State Water Project Customers Get Small Allocation
Thanks to a very wet March the State Water Project will provide some water to its 29 customers.
Its a bit of good news for Central Coast communities left high and dry by the ongoing drought.
Its definitely not enough water to feel comfortable turning the sprinklers back on.
But after announcing there would be zero water allocations for the first time in its history due to the drought. the State Water Project will now deliver some water to its customers
"Last Friday, that changed", says Ray Stokes, Executive Director of the Central Coast Water Authority, "they went from zero percent to five percent for all state water project contractors due to the recent rain storms."
"That's obviously very good news", Stokes says, "that increases the amount of water to Central Coast Water Authority participants by about 2,274 acre-feet."
Stokes says the 5% water allocation from the California Department of Water Resources is welcome, but not nearly enough to meet the demand for many Central Coast communities.

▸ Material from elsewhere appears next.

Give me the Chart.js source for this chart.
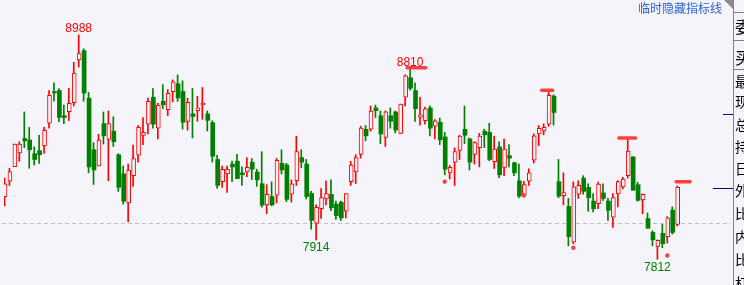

"We have instituted a supplemental water purchase program", Stokes says, "five of our project participants have requested that we find additional water supplies, they are looking for about 9,000 acre-feet, of those five agencies, that additional five percent, their share of that is roughly 1400 acre feet, so we still need quite a bit more water, so we are actively searching for additional water sources and purchases and exchanges."
"We are looking for an additional 9,000 acre-feet to meet the demand, primarily for the South Coast water agencies, Santa Maria, Guadalupe, Buellton, they have groundwater they can draw upon for probably multiple years, the South Coast is dependent on primarily their local sources, Lake Cachuma being the main source."
"We are close to striking some deals for water purchases and exchanges, this week in fact", Stokes says, "if we don't have additional precipitation next year those opportunities are going to be few and far between simply because everybody is going to be in the same boat wanting to conserve as much water as possible."
Stokes oversees state water imports to 13 customers under the Central Coast Water Authority based in Buellton.
"This is an unprecedented year obviously", Stokes says, "we started out with a zero percent allocation from the State DWR, thankfully we had some storms that came through that increased the situation a little bit, but nevertheless we are still in a very serious situation, and if we don't get additional precipitation for 2015 it will be a dire situation for sure."
Stokes says The Central Coast Water Authority will resume pumping water into parched Lake Cachuma Tuesday night.
"We were shut off from pumping into Lake Cachuma because of fish issues", Stokes says, "we have installed a bypass piping project so we should be able to resume delieveries, so that's the big news of today, we will be starting deliveries again into Lake Cachuma. We've been shutoff since April 4th, that's 750 acre feet that we were not able to put into Lake Cachuma, we didn't lose the water but we lost those days of being able to pump into lake."